SUBMITTED BY Timbo
October 30, 2003 — Wentworth Miller shares what went into his portrayal of Anthony Hopkins' character in "The Human Stain" as a young man.
First, Miller rented every movie Hopkins had ever done so he could "steal little parts of his performances and layer them into mine." And then, he met with Hopkins for the first of several casual confabs to discuss their joint role as the young and then septuagenarian Coleman Silk, an African-American man who passes himself off as white. The drama opens in theaters on Friday.

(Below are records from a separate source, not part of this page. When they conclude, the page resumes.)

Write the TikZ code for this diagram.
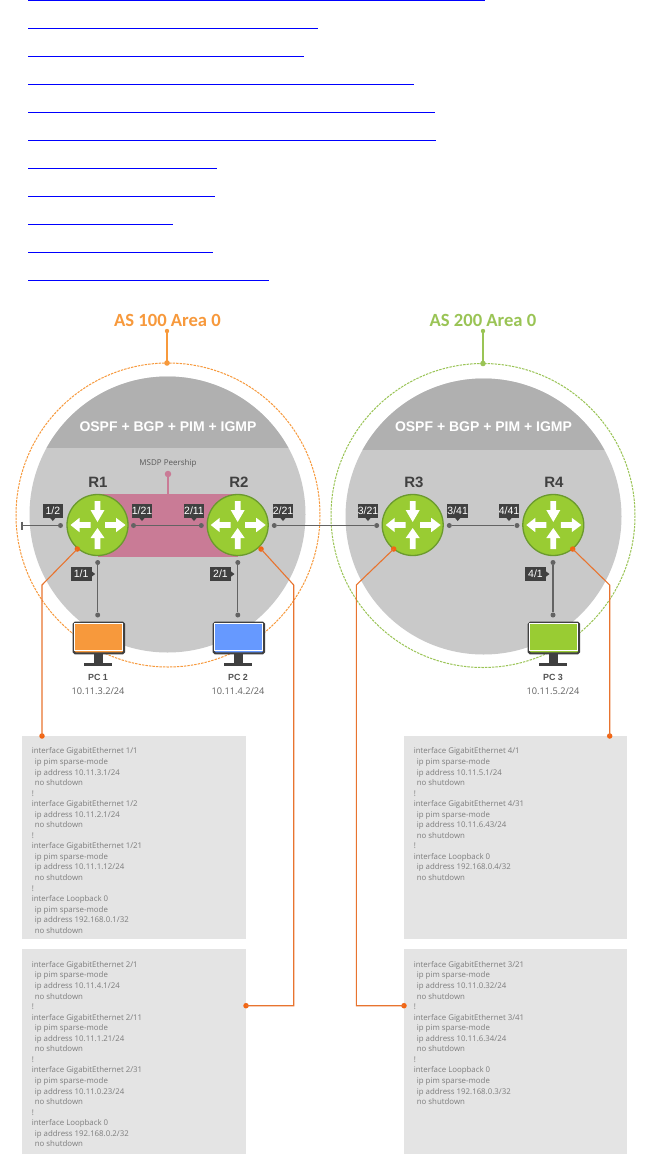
\documentclass[tikz,border=0pt]{standalone}
\usepackage{fontspec}
\setmainfont{Open Sans}
\newfontfamily\boldf{Liberation Sans}
\newfontfamily\titlef{Carlito}
\usetikzlibrary{calc}
\definecolor{orangeA}{HTML}{F7993C}
\definecolor{orangeB}{HTML}{E8742F}
\definecolor{orangeD}{HTML}{F26513}
\definecolor{greenA}{HTML}{9AC455}
\definecolor{routerG}{HTML}{99CC33}
\definecolor{routerE}{HTML}{6B9A2E}
\definecolor{capG}{HTML}{B0B0B0}
\definecolor{discG}{HTML}{C9C9C9}
\definecolor{boxG}{HTML}{E4E4E4}
\definecolor{pinkM}{HTML}{C97B96}
\definecolor{darkT}{HTML}{404040}
\definecolor{lineG}{HTML}{636363}
\definecolor{cfgT}{HTML}{7D7D7D}
\definecolor{blueS}{HTML}{6699FF}
\newcommand{\pxfont}[2]{\fontsize{#1pt}{#2pt}\selectfont}
\newcommand{\ind}{\hspace*{3pt}}
\tikzset{
 x=1pt,y=-1pt,
 cfgtext/.style={anchor=north west,inner sep=0pt,align=left,text=cfgT,font=\pxfont{7.85}{10.55}},
 ring/.style={dash pattern=on 2.4pt off 1.1pt,line width=1pt},
 areatitle/.style={font=\titlef\bfseries\pxfont{18.6}{20}},
 rname/.style={text=darkT,font=\boldf\bfseries\pxfont{15}{16}},
 ospf/.style={text=white,font=\boldf\bfseries\pxfont{14}{15}},
 portlab/.style={fill=darkT,text=white,inner sep=0pt,minimum width=20pt,minimum height=14pt,font=\boldf\pxfont{10.5}{11}},
 pcname/.style={text=darkT!90,font=\boldf\bfseries\pxfont{8.9}{10}},
 pcip/.style={text=black!62,font=\pxfont{9.2}{10}},
 portdot/.style={circle,fill=lineG,inner sep=0pt,minimum size=5pt},
 wire/.style={draw=lineG,line width=1.3pt},
 tie/.style={draw=orangeB,line width=1.1pt},
 tiedot/.style={circle,fill=orangeD,inner sep=0pt,minimum size=5.5pt},
 linkline/.style={draw=blue,line width=1pt},
}
% router: name, x, y
\newcommand{\router}[3]{%
 \node[circle,fill=routerG,draw=routerE,line width=1.3pt,minimum size=61pt,inner sep=0pt] (#1) at (#2,#3) {};
 \begin{scope}[shift={(#2,#3)}]
  % top arrow points in, bottom arrow points in
  \fill[white] (-2.9,-24) -- (2.9,-24) -- (2.9,-15) -- (7,-15) -- (0,-3) -- (-7,-15) -- (-2.9,-15) -- cycle;
  \fill[white] (-2.9,24) -- (2.9,24) -- (2.9,13) -- (7,13) -- (0,3) -- (-7,13) -- (-2.9,13) -- cycle;
  % left and right arrows point out
  \fill[white] (-7,-2.9) -- (-18,-2.9) -- (-18,-7.2) -- (-27,0) -- (-18,7.2) -- (-18,2.9) -- (-7,2.9) -- cycle;
  \fill[white] (7.5,-2.9) -- (18.5,-2.9) -- (18.5,-7.2) -- (28,0) -- (18.5,7.2) -- (18.5,2.9) -- (7.5,2.9) -- cycle;
 \end{scope}}
% monitor: name, left x, screen colour
\newcommand{\monitor}[3]{%
 \fill[darkT] ($(#2,653)+(21.5,0)$) rectangle ++(9,10);
 \fill[darkT] ($(#2,662.7)+(11.5,0)$) rectangle ++(28.5,3);
 \node[anchor=north west,fill=#3,draw=darkT,line width=2pt,rounded corners=1.5pt,minimum width=50.4pt,minimum height=30.6pt,inner sep=0pt] (#1) at (#2+0.7,621.7) {};
 \draw[white,line width=0.5pt] (#2+2,623) rectangle (#2+49.8,650.3);}
% port label, pointer down
\newcommand{\plabd}[4]{%
 \fill[darkT] (#2-3,#3+6.5) -- (#2+3,#3+6.5) -- (#2,#3+10) -- cycle;
 \node[portlab] (#1) at (#2,#3) {#4};}
% port label, pointer right
\newcommand{\plabr}[4]{%
 \fill[darkT] (#2+10,#3-3) -- (#2+10,#3+3) -- (#2+14,#3) -- cycle;
 \node[portlab,minimum width=21pt] (#1) at (#2,#3) {#4};}
\begin{document}
\begin{tikzpicture}
\useasboundingbox (0,0) rectangle (649,1170);
\fill[white] (0,0) rectangle (649,1170);
% top links
\foreach \n/\yy/\xx in {a/0.4/485,b/28.3/317.7,c/56.3/303.7,d/84.3/413.7,e/112.3/435,f/140.3/435.7,g/168.3/216.7,h/196.3/215,i/224.3/173,j/252.3/213,k/280.3/269}{
 \coordinate (ls\n) at (28.3,\yy);
 \coordinate (le\n) at (\xx,\yy);
 \draw[linkline] (ls\n) -- (le\n);
}
% discs
\fill[discG] (167.5,514.5) circle[radius=138];
\begin{scope}
 \clip (0,300) rectangle (330,447);
 \fill[capG] (167.5,514.5) circle[radius=138];
\end{scope}
\fill[discG] (483.5,516.5) circle[radius=138];
\begin{scope}
 \clip (330,300) rectangle (649,449);
 \fill[capG] (483.5,516.5) circle[radius=138];
\end{scope}
% rings
\draw[ring,orangeA] (168,515) circle[radius=152];
\draw[ring,greenA] (483,515.5) circle[radius=152];
% titles
\node[areatitle,text=orangeA] (t1) at (167.5,320) {AS 100 Area 0};
\node[areatitle,text=greenA] (t2) at (483,320) {AS 200 Area 0};
\coordinate (t1a) at (167,331); \coordinate (t1b) at (167,363);
\coordinate (t2a) at (483,331); \coordinate (t2b) at (483,363.5);
\draw[orangeA,line width=1.1pt] (t1a) -- (t1b);
\draw[greenA,line width=1.1pt] (t2a) -- (t2b);
\fill[orangeA] (t1a) circle[radius=2.2] (t1b) circle[radius=2.8];
\fill[greenA] (t2a) circle[radius=2.2] (t2b) circle[radius=2.8];
% ospf
\node[ospf] (o1) at (168,427) {OSPF + BGP + PIM + IGMP};
\node[ospf] (o2) at (483.5,427) {OSPF + BGP + PIM + IGMP};
% msdp
\fill[pinkM] (97.5,494) rectangle (238,557);
\node[circle,fill=pinkM,inner sep=0pt,minimum size=6.5pt] (mp) at (168,474) {};
\coordinate (mpb) at (168,494);
\draw[draw=pinkM,line width=1.2pt] (mp) -- (mpb);
\node[text=black!65,font=\pxfont{8}{9}] (mt) at (168,463.7) {MSDP Peership};
% routers
\router{R1}{97.5}{525}
\router{R2}{237.7}{525}
\router{R3}{412.7}{525}
\router{R4}{553.3}{525}
\node[rname] at (98,482) {R1};
\node[rname] at (239,482) {R2};
\node[rname] at (414,482.5) {R3};
\node[rname] at (554,482.5) {R4};
% port dots
\node[portdot] (p12) at (60.5,525.5) {};
\coordinate (stub) at (22,525.5);
\node[portdot] (p121) at (133.5,525.5) {};
\node[portdot] (p211) at (201.3,525.5) {};
\node[portdot] (p221) at (274.3,525.5) {};
\node[portdot] (p321) at (376.7,525.5) {};
\node[portdot] (p341) at (449.3,525.5) {};
\node[portdot] (p441) at (517,525.5) {};
\node[portdot] (p11) at (97.7,562.5) {};
\node[portdot] (p21) at (237.8,562.5) {};
\node[portdot] (p41) at (553,562.5) {};
\node[portdot] (c1) at (97.7,615) {};
\node[portdot] (c2) at (237.8,615) {};
\node[portdot] (c3) at (553,615) {};
\draw[wire] (p12) -- (stub);
\draw[wire] ($(stub)+(0,-4)$) -- ($(stub)+(0,4)$);
\draw[wire] (p121) -- (p211);
\draw[wire] (p221) -- (p321);
\draw[wire] (p341) -- (p441);
\draw[wire] (p11) -- (c1);
\draw[wire] (p21) -- (c2);
\draw[wire] (p41) -- (c3);
% port labels
\plabd{l12}{52.8}{511}{1/2}
\plabd{l121}{142}{511}{1/21}
\plabd{l211}{194}{511}{2/11}
\plabd{l221}{283}{511}{2/21}
\plabd{l321}{368}{511}{3/21}
\plabd{l341}{457.7}{511}{3/41}
\plabd{l441}{509}{511}{4/41}
\plabr{l11}{81.2}{574}{1/1}
\plabr{l21}{220.5}{574}{2/1}
\plabr{l41}{535.5}{574}{4/1}
% monitors
\monitor{m1}{72}{orangeA}
\monitor{m2}{212}{blueS}
\monitor{m3}{527}{routerG}
\node[pcname] at (98,677.5) {PC 1};
\node[pcname] at (238,677.5) {PC 2};
\node[pcname] at (553,677.5) {PC 3};
\node[pcip] at (98,691) {10.11.3.2/24};
\node[pcip] at (238,691) {10.11.4.2/24};
\node[pcip] at (553,691) {10.11.5.2/24};
% config boxes
\fill[boxG] (22.3,736) rectangle (246,939.3);
\fill[boxG] (22.3,949) rectangle (246,1154.3);
\fill[boxG] (404,736) rectangle (627.3,939.3);
\fill[boxG] (404,949) rectangle (627.3,1154.3);
\node[cfgtext] (cA) at (31.7,747.7) {interface GigabitEthernet 1/1\\
\ind ip pim sparse-mode\\
\ind ip address 10.11.3.1/24\\
\ind no shutdown\\
!\\
interface GigabitEthernet 1/2\\
\ind ip address 10.11.2.1/24\\
\ind no shutdown\\
!\\
interface GigabitEthernet 1/21\\
\ind ip pim sparse-mode\\
\ind ip address 10.11.1.12/24\\
\ind no shutdown\\
!\\
interface Loopback 0\\
\ind ip pim sparse-mode\\
\ind ip address 192.168.0.1/32\\
\ind no shutdown};
\node[cfgtext] (cB) at (31.7,961.2) {interface GigabitEthernet 2/1\\
\ind ip pim sparse-mode\\
\ind ip address 10.11.4.1/24\\
\ind no shutdown\\
!\\
interface GigabitEthernet 2/11\\
\ind ip pim sparse-mode\\
\ind ip address 10.11.1.21/24\\
\ind no shutdown\\
!\\
interface GigabitEthernet 2/31\\
\ind ip pim sparse-mode\\
\ind ip address 10.11.0.23/24\\
\ind no shutdown\\
!\\
interface Loopback 0\\
\ind ip address 192.168.0.2/32\\
\ind no shutdown};
\node[cfgtext] (cC) at (413.7,747.7) {interface GigabitEthernet 4/1\\
\ind ip pim sparse-mode\\
\ind ip address 10.11.5.1/24\\
\ind no shutdown\\
!\\
interface GigabitEthernet 4/31\\
\ind ip pim sparse-mode\\
\ind ip address 10.11.6.43/24\\
\ind no shutdown\\
!\\
interface Loopback 0\\
\ind ip address 192.168.0.4/32\\
\ind no shutdown};
\node[cfgtext] (cD) at (413.7,961.2) {interface GigabitEthernet 3/21\\
\ind ip pim sparse-mode\\
\ind ip address 10.11.0.32/24\\
\ind no shutdown\\
!\\
interface GigabitEthernet 3/41\\
\ind ip pim sparse-mode\\
\ind ip address 10.11.6.34/24\\
\ind no shutdown\\
!\\
interface Loopback 0\\
\ind ip pim sparse-mode\\
\ind ip address 192.168.0.3/32\\
\ind no shutdown};
% orange ties
\node[tiedot] (d1) at (77.3,549) {};
\node[tiedot] (d2) at (261,549) {};
\node[tiedot] (d3) at (393.7,549) {};
\node[tiedot] (d4) at (572.7,549) {};
\node[tiedot] (e1) at (42,736) {};
\node[tiedot] (e2) at (246,1005.7) {};
\node[tiedot] (e3) at (404,1005.7) {};
\node[tiedot] (e4) at (609.7,736) {};
\draw[tie] (d1.center) -- (42,585) -- (e1.center);
\draw[tie] (d2.center) -- (293.7,585) -- (293.7,1005.7) -- (e2.center);
\draw[tie] (d3.center) -- (356.3,585) -- (356.3,1005.7) -- (e3.center);
\draw[tie] (d4.center) -- (609.7,585) -- (e4.center);
\end{tikzpicture}
\end{document}
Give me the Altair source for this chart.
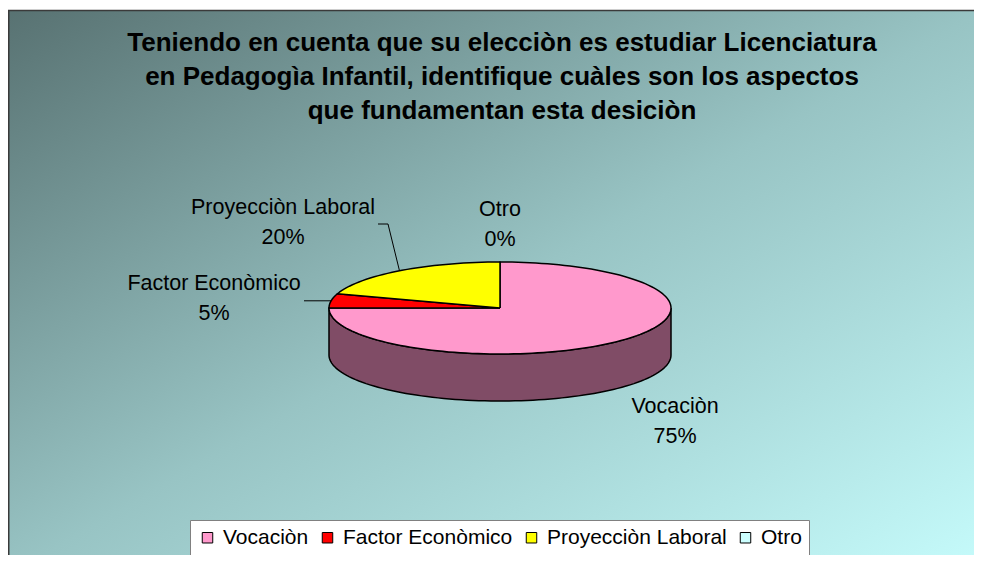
import altair as alt
import pandas as pd
import numpy as np

# ---------------- data ----------------
categories = ["Vocaciòn", "Factor Econòmico", "Proyecciòn Laboral", "Otro"]
percentages = [75, 5, 20, 0]
slice_colors = ["#ff99cc", "#ff0000", "#ffff00", "#ccffff"]
title_lines = [
    "Teniendo en cuenta que su elecciòn es estudiar Licenciatura",
    "en Pedagogìa Infantil, identifique cuàles son los aspectos",
    "que fundamentan esta desiciòn",
]

# ---------------- layout (page pixel coordinates) ----------------
W, H = 966, 547
X0, Y0 = 8, 8
CX, CY, RX, RY, DEPTH = 500, 308, 171, 46, 47
FONT = "Liberation Sans"
label_center = {
    "Vocaciòn": (675, 422),
    "Factor Econòmico": (214, 299),
    "Proyecciòn Laboral": (283, 223),
    "Otro": (500, 225),
}
leader_end = {
    "Factor Econòmico": [(304, None)],
    "Proyecciòn Laboral": [(388, 224), (378, 224)],
}


def ell(t, dy=0.0):
    r = np.radians(t)
    return CX + RX * np.sin(r), CY - RY * np.cos(r) + dy


def darker(hexc, f=0.5):
    h = hexc.lstrip("#")
    rgb = [int(h[i:i + 2], 16) for i in (0, 2, 4)]
    return "#" + "".join(f"{int(round(c * f)):02x}" for c in rgb)


total = float(sum(percentages))
top_rows, side_rows, lead_rows = [], [], []
start = 0.0
mids = {}
for cat, pct, col in zip(categories, percentages, slice_colors):
    span = 360.0 * pct / total
    end = start + span
    mids[cat] = start + span / 2
    if span > 0:
        n = max(4, int(span / 2))
        pts = [(CX, CY)] + [ell(t) for t in np.linspace(start, end, n)] + [(CX, CY)]
        for i, (x, y) in enumerate(pts):
            top_rows.append({"poly": cat, "cat": cat, "i": i, "x": x, "y": y})
        # visible side wall (front half: 90..270 deg)
        a, b = max(start, 90.0), min(end, 270.0)
        if b > a:
            m = max(4, int((b - a) / 2))
            ts = np.linspace(a, b, m)
            pts = [ell(t) for t in ts] + [ell(t, DEPTH) for t in ts[::-1]]
            pts.append(pts[0])
            for i, (x, y) in enumerate(pts):
                side_rows.append({"poly": cat + "_side", "i": i, "x": x, "y": y,
                                  "col": darker(col)})
    start = end

for cat, ends in leader_end.items():
    rx0, ry0 = ell(mids[cat])
    pts = [(rx0, ry0)] + [(ex, ry0 if ey is None else ey) for ex, ey in ends]
    for i, (x, y) in enumerate(pts):
        lead_rows.append({"poly": cat, "i": i, "x": x, "y": y})

label_rows = []
for cat, pct in zip(categories, percentages):
    lx, ly = label_center[cat]
    label_rows.append({"x": lx, "y": ly - 15, "t": cat})
    label_rows.append({"x": lx, "y": ly + 15, "t": f"{pct}%"})

title_rows = [{"x": 502, "y": 43 + 34 * k, "t": t} for k, t in enumerate(title_lines)]

xs = alt.Scale(domain=[X0, X0 + W], nice=False, zero=False)
ys = alt.Scale(domain=[Y0 + H, Y0], nice=False, zero=False)
X = alt.X("x:Q", scale=xs, axis=None)
Y = alt.Y("y:Q", scale=ys, axis=None)

bg = alt.Chart(pd.DataFrame({"a": [0]})).mark_rect(
    fill=alt.Gradient(
        gradient="linear",
        stops=[alt.GradientStop(color="#587272", offset=0),
               alt.GradientStop(color="#98c4c4", offset=0.5),
               alt.GradientStop(color="#c6fcfc", offset=1)],
        x1=0, y1=0, x2=1, y2=1,
    ),
    stroke="#3a3a3a", strokeWidth=1.5,
).encode(x=alt.value(0.75), x2=alt.value(W + 10), y=alt.value(2.5), y2=alt.value(H + 20))

side = alt.Chart(pd.DataFrame(side_rows)).mark_line(
    stroke="black", strokeWidth=1.5, strokeJoin="round"
).encode(x=X, y=Y, detail="poly:N", order="i:Q",
         fill=alt.Fill("col:N", scale=None))

top = alt.Chart(pd.DataFrame(top_rows)).mark_line(
    stroke="black", strokeWidth=1.5, strokeJoin="round"
).encode(
    x=X, y=Y, detail="poly:N", order="i:Q",
    fill=alt.Fill(
        "cat:N",
        scale=alt.Scale(domain=categories, range=slice_colors),
        legend=alt.Legend(
            title=None, orient="none", direction="horizontal",
            legendX=182, legendY=512,
            fillColor="white", strokeColor="#808080", padding=7,
            symbolType="square", symbolSize=110, symbolStrokeColor="black",
            symbolStrokeWidth=1, symbolOpacity=1,
            labelFont=FONT, labelFontSize=21, labelColor="black",
            labelOffset=5, columnPadding=8, labelLimit=400,
        ),
    ),
)

leaders = alt.Chart(pd.DataFrame(lead_rows)).mark_line(
    stroke="black", strokeWidth=1
).encode(x=X, y=Y, detail="poly:N", order="i:Q")

labels = alt.Chart(pd.DataFrame(label_rows)).mark_text(
    font=FONT, fontSize=21.5, color="black", baseline="middle", align="center"
).encode(x=X, y=Y, text="t:N")

title = alt.Chart(pd.DataFrame(title_rows)).mark_text(
    font=FONT, fontSize=26, fontWeight="bold", color="black",
    baseline="middle", align="center"
).encode(x=X, y=Y, text="t:N")

chart = alt.layer(bg, side, top, leaders, labels, title).properties(
    width=W, height=H,
    autosize=alt.AutoSizeParams(type="none"),
    padding=0,
).configure_view(stroke=None, clip=True)

chart.save("out.html", embed_options={"renderer": "svg", "actions": False})
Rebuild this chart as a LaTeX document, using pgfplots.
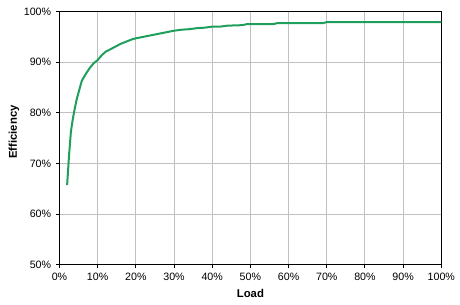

"We had lunch in Los Angeles and I was nervous as hell," recalls Miller. "I'm having crab cakes with Hannibal Lecter! The first 10 minutes, it wasn't a conversation. It was Anthony Hopkins talking and me scrambling to come up with something witty and profound to say."
In fact, Hopkins proved to be funny and gracious. And now, the very articulate Miller, 31, has plenty to say about what could well be his breakthrough role, shot in four weeks a year and a half ago. The racially ambiguous-looking son of an African-American father and a white mother, Miller can distantly understand Silk's decision to deny his race and pass as a Jewish classics professor well into his 70s.
"I was aware that I was bringing a degree of authenticity to the table, but to be clear, passing is something that has never crossed my mind," he says. "But I know what it's like to be between two communities."